Lucian develops a noteworthy flexibility in choosing the mediums he uses in the creative process, a fact also supported by his ability to effectively exploit their expressive qualities. His art can be placed at the crossroads between high-class artistic culture and the urban feeling associated with the street art movement. This is due to the fact that he starts with classical forms of art, like drawing and oil or acrylic painting, in order to reach some hybrid methods that further reach out to the 3D realm through installations and sculptures.

The trans-dimensional effect (whether it is the 2D–3D or the analog–digital transition) continues to appear throughout Lucian’s works, leaving behind its conceptual character and transforming into a creative mechanism that plays an important role in generating the final compositions. A main source of inspiration (and the most tangible example) can be identified within the digital processing of images. Distortion, glitch, rendering errors, and a lack of signal are all artifacts of an initiative to technologically compress reality, or, simply put, a way in which an original perception is altered to such an extent that it begins to lose its original character. Starting from this point and using his own techniques, Lucian visually describes our contemporary existence plagued by gadgets, advertisements, anxiety, impulses, desires, and failures. Whether it’s pure hedonism or a swing between existentialism and nihilism, his artistic perspective brings up a crucial point: the only thing that connects the subjective ways we choose to make sense of life is life itself. Thus, his art configures a world seen through the filter of a hyperactive positivity achieved by converting pessimism: a natural consequence of embracing the simple impulse to just “live”.

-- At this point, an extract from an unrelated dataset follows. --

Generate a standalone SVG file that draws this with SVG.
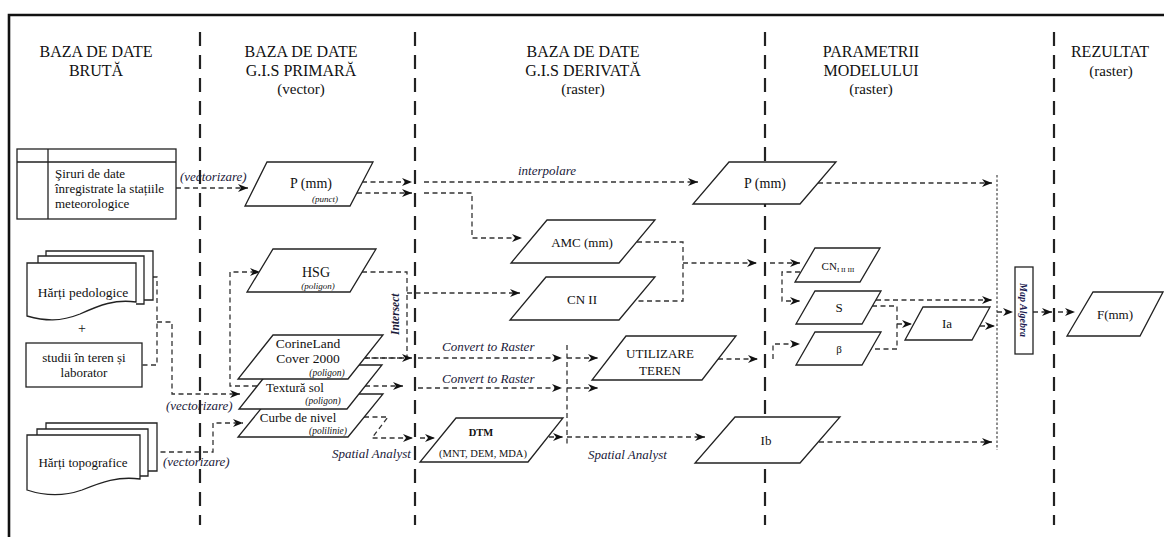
<svg xmlns="http://www.w3.org/2000/svg" width="1164" height="537" viewBox="0 0 1164 537">
<style>
text{font-family:"Liberation Serif","Times New Roman",serif;fill:#111}
.h{font-size:16px;text-anchor:middle}
.n{font-size:13px;text-anchor:middle}
.s{font-size:10px;font-style:italic;text-anchor:middle}
.l{font-size:13px;font-style:italic;fill:#1a1a3a}
.node{fill:#fff;stroke:#222;stroke-width:1.3}
.div{stroke:#222;stroke-width:2.2;stroke-dasharray:14 9;fill:none}
.c{fill:none;stroke:#333;stroke-width:1.3;stroke-dasharray:5 3.5}
.a{marker-end:url(#ah)}
</style>
<defs>
<marker id="ah" markerUnits="userSpaceOnUse" markerWidth="11" markerHeight="9" refX="10" refY="4" orient="auto">
<path d="M0,0 L10,4 L0,8 L3,4 z" fill="#111"/>
</marker>
</defs>
<rect width="1164" height="537" fill="#fff"/>
<g id="frame" stroke="#111" stroke-width="2.6" fill="none">
<path d="M9,537 V15 H1164"/>
</g>
<g id="columns">
<path class="div" d="M200,32 V525"/>
<path class="div" d="M415,32 V525"/>
<path class="div" d="M765,32 V525"/>
<path class="div" d="M1054,32 V525"/>
<line x1="997" y1="175" x2="997" y2="450" stroke="#555" stroke-width="1.3" stroke-dasharray="2.5 2"/>
</g>
<g id="headers">
<text class="h" x="96" y="57">BAZA DE DATE</text>
<text class="h" x="96" y="76">BRUTĂ</text>
<text class="h" x="301" y="57">BAZA DE DATE</text>
<text class="h" x="301" y="76">G.I.S PRIMARĂ</text>
<text class="h" x="301" y="94" style="font-size:15px">(vector)</text>
<text class="h" x="583" y="57">BAZA DE DATE</text>
<text class="h" x="583" y="76">G.I.S DERIVATĂ</text>
<text class="h" x="583" y="94" style="font-size:15px">(raster)</text>
<text class="h" x="871" y="57">PARAMETRII</text>
<text class="h" x="871" y="76">MODELULUI</text>
<text class="h" x="871" y="94" style="font-size:15px">(raster)</text>
<text class="h" x="1110" y="57">REZULTAT</text>
<text class="h" x="1111" y="76" style="font-size:15px">(raster)</text>
</g>
<g id="connectors">
<path class="c a" d="M176,188 H248"/>
<path class="c a" d="M362,182 H412"/>
<path class="c a" d="M357,193 H412"/>
<path class="c a" d="M424,182 H698"/>
<path class="c a" d="M424,193 H472 V238 H522"/>
<path class="c" d="M637,242 H683 V301 H635"/>
<path class="c a" d="M683,263 H757"/>
<path class="c a" d="M770,263 H800"/>
<path class="c a" d="M800,272 H782 V301 H800"/>
<path class="c a" d="M718,359 H758"/>
<path class="c a" d="M773,359 V344 H800"/>
<path class="c a" d="M876,300 H992"/>
<path class="c" d="M872,306 H897 V349 H871"/>
<path class="c a" d="M897,324 H912"/>
<path class="c a" d="M980,326 H995"/>
<path class="c a" d="M818,183 H992"/>
<path class="c a" d="M819,442 H992"/>
<path class="c a" d="M997,312 H1013"/>
<path class="c a" d="M1033,312 H1052"/>
<path class="c a" d="M1058,312 H1075"/>
<path class="c" d="M144,277 H157 V365 H142"/>
<path class="c a" d="M157,322 H172 V394 H240"/>
<path class="c a" d="M152,452 H213 V423 H243"/>
<path class="c a" d="M257,386 H230 V272 H260"/>
<path class="c" d="M362,272 H407 V358 H365"/>
<path class="c a" d="M407,293 H520"/>
<path class="c a" d="M365,358 H412"/>
<path class="c a" d="M418,358 H562"/>
<path class="c" d="M567,345 V445"/>
<path class="c a" d="M567,358 H598"/>
<path class="c a" d="M567,388 H598"/>
<path class="c a" d="M365,386 H403"/>
<path class="c a" d="M418,388 H562"/>
<path class="c a" d="M364,417 H388 L372,438 H413"/>
<path class="c a" d="M420,438 H435"/>
<path class="c a" d="M549,437 H563"/>
<path class="c a" d="M567,437 H705"/>
</g>
<g id="labels">
<text class="l" x="180" y="181">(vectorizare)</text>
<text class="l" x="166" y="410">(vectorizare)</text>
<text class="l" x="163" y="466">(vectorizare)</text>
<text class="l" x="518" y="175">interpolare</text>
<text class="l" x="442" y="351">Convert to Raster</text>
<text class="l" x="442" y="383">Convert to Raster</text>
<text class="l" x="332" y="458">Spatial Analyst</text>
<text class="l" x="588" y="459">Spatial Analyst</text>
<text class="l" transform="translate(399,335) rotate(-90)" style="font-size:11.5px;font-weight:bold">Intersect</text>
</g>
<g id="siruri">
<rect class="node" x="17" y="149" width="159" height="70"/>
<path d="M17,162 H176 M48,149 V219" stroke="#222" stroke-width="1.3" fill="none"/>
<text x="55" y="178" style="font-size:13px">Şiruri de date</text>
<text x="55" y="193" style="font-size:13px">înregistrate la stațiile</text>
<text x="55" y="208" style="font-size:13px">meteorologice</text>
</g>
<g id="harti-pedologice">
<path class="node" d="M46,256 V251 H153 V300 H144"/>
<path class="node" d="M38,263 V256 H144 V304 H136"/>
<path class="node" d="M27,263 H136 V302 C115,299 100,305 80,314 C60,322 45,321 27,316 Z"/>
<text class="n" x="83" y="297" style="font-size:13.5px">Hărți pedologice</text>
</g>
<text class="n" x="82" y="333" style="font-size:14px">+</text>
<g id="studii">
<rect class="node" x="26" y="343" width="116" height="44"/>
<text class="n" x="84" y="362">studii în teren și</text>
<text class="n" x="84" y="377">laborator</text>
</g>
<g id="harti-topografice">
<path class="node" d="M46,429 V423 H157 V471 H148"/>
<path class="node" d="M37,435 V429 H148 V476 H140"/>
<path class="node" d="M27,435 H140 V479 C118,476 102,482 82,490 C62,497 45,496 27,490 Z"/>
<text class="n" x="83" y="467">Hărți topografice</text>
</g>
<g id="p-punct">
<polygon class="node" points="267,162 373,162 350,206 245,206"/>
<text class="n" x="311" y="188" style="font-size:14px">P (mm)</text>
<text class="s" x="325" y="202" style="font-size:9px">(punct)</text>
</g>
<g id="hsg">
<polygon class="node" points="273,249 376,249 350,292 247,292"/>
<text class="n" x="316" y="277" style="font-size:14px">HSG</text>
<text class="s" x="318" y="289" style="font-size:9px">(poligon)</text>
</g>
<g id="curbe">
<polygon class="node" points="273,394 383,394 348,437 238,437"/>
<text class="n" x="298" y="422">Curbe de nivel</text>
<text class="s" x="328" y="434" style="font-size:9.5px">(polilinie)</text>
</g>
<g id="textura">
<polygon class="node" points="274,365 382,365 347,409 239,409"/>
<text class="n" x="295" y="392">Textură sol</text>
<text class="s" x="323" y="404" style="font-size:9.5px">(poligon)</text>
</g>
<g id="corine">
<polygon class="node" points="273,335 383,335 348,379 238,379"/>
<text class="n" x="308" y="348" style="font-size:13.5px">CorineLand</text>
<text class="n" x="308" y="363" style="font-size:13.5px">Cover 2000</text>
<text class="s" x="327" y="376" style="font-size:9.5px">(poligon)</text>
</g>
<g id="amc">
<polygon class="node" points="547,220 655,220 619,263 511,263"/>
<text class="n" x="582" y="247">AMC (mm)</text>
</g>
<g id="cn2">
<polygon class="node" points="546,277 655,277 619,320 510,320"/>
<text class="n" x="582" y="304">CN II</text>
</g>
<g id="utilizare">
<polygon class="node" points="626,336 736,336 702,380 592,380"/>
<text class="n" x="660" y="358">UTILIZARE</text>
<text class="n" x="660" y="375">TEREN</text>
</g>
<g id="dtm">
<polygon class="node" points="456,418 563,418 528,462 420,462"/>
<text class="n" x="481" y="436" style="font-size:10.5px;font-weight:bold">DTM</text>
<text class="n" x="483" y="457" style="font-size:10.5px">(MNT, DEM, MDA)</text>
</g>
<g id="p-raster">
<polygon class="node" points="729,162 836,162 800,204 693,204"/>
<text class="n" x="765" y="188" style="font-size:14px">P (mm)</text>
</g>
<g id="ib">
<polygon class="node" points="735,417 840,417 800,463 695,463"/>
<text class="n" x="766" y="445">Ib</text>
</g>
<g id="cn123">
<polygon class="node" points="815,248 880,248 860,282 795,282"/>
<text class="n" x="838" y="270" style="font-size:11px">CN<tspan style="font-size:7px" dy="2">I II III</tspan></text>
</g>
<g id="s">
<polygon class="node" points="815,291 881,291 862,324 796,324"/>
<text class="n" x="839" y="312">S</text>
</g>
<g id="beta">
<polygon class="node" points="815,332 881,332 862,365 796,365"/>
<text class="n" x="839" y="353" style="font-size:11px">β</text>
</g>
<g id="ia">
<polygon class="node" points="923,307 990,307 972,340 905,340"/>
<text class="n" x="947" y="328">Ia</text>
</g>
<g id="map-algebra">
<rect class="node" x="1015" y="267" width="18" height="87"/>
<text transform="translate(1020,310) rotate(90)" style="font-size:10px;font-style:italic;font-weight:bold;text-anchor:middle;fill:#1a1a50">Map Algebra</text>
</g>
<g id="f">
<polygon class="node" points="1093,292 1163,292 1140,336 1067,336"/>
<text class="n" x="1115" y="319">F(mm)</text>
</g>
</svg>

In a more recent context, the main area explored by Lucian is based on a perspectival shift within the general history of art. His artistic practice seeks the return to classical genres of painting, such as the portrait, the still life, and the plein-air landscape. This revisiting does not happen by chance; it is directly connected to the artist’s ever-present interest in both the ways in which images are transmitted to us and the ways in which those transmissions influence our understanding of the representations themselves. By developing a personal technique of spray painting on canvas, Lucian manages to produce already blurred images that are deliberately unclear, a kind of “lo-fi paintings”. The subject becomes the distorted world, as seen through an old TV screen and formatted without ever considering the aspect ratio setting. In other words, his creations render a broken world desperately trying to follow some formal patterns that have no relation to actual reality. Beauty and harmony are artificial concepts that have no place in a world of basic survival instincts, but to which we are drawn regardless. Through his aesthetic of choice, Lucian goes against this natural reflex, unmasking it in front of everyone ( by delivering a visual iteration of the Baudelaire ideal) and presenting it for what it really is: a toxic illusion.